The U.S. Nuclear Regulatory Commission has launched a special investigation at one of TVA's nuclear power plants after a high dose of radiation was detected in a body of water at the plant site.
A diver received a dose alarm during underwater work recently at TVA's Browns Ferry Nuclear Plant in Alabama, according to a NRC report of the incident. When the diver approached the equipment pit wall near the pool used to hold used nuclear fuel at the Unit 1 reactor, an electronic dose rate alarm sounded, indicating elevated levels of radiation.
"Upon receiving the alarm, the diver immediately left the pit and his unintended dose did not exceed regulatory limits," the NRC said in a report of the radiation problem.
TVA later determined that a basket of used filters had been moved from the spent fuel pool into a position near the equipment wall, and this was not communicated to the next shift. TVA spokesperson Malinda Hunter said there was no risk and or excessive radiation exposure for the diver or radiation releases that endangered the public.
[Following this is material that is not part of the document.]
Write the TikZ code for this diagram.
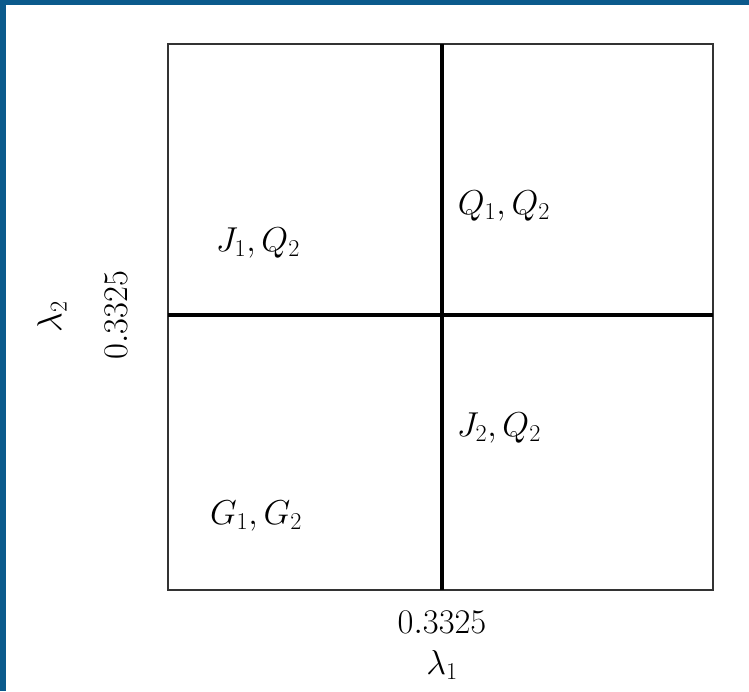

"We are independently performing a detailed review and causal analysis of the issue," she said today. "All safety equipment worked as designed and there were no safety concerns for the public or plant personnel."
According to the NRC, a two-person inspection team would identify the circumstances surrounding the event and how the TVA responded to the alarm. The on site portion of the investigation was expected to take several days, and a report documenting the findings would likely be issued in about six weeks.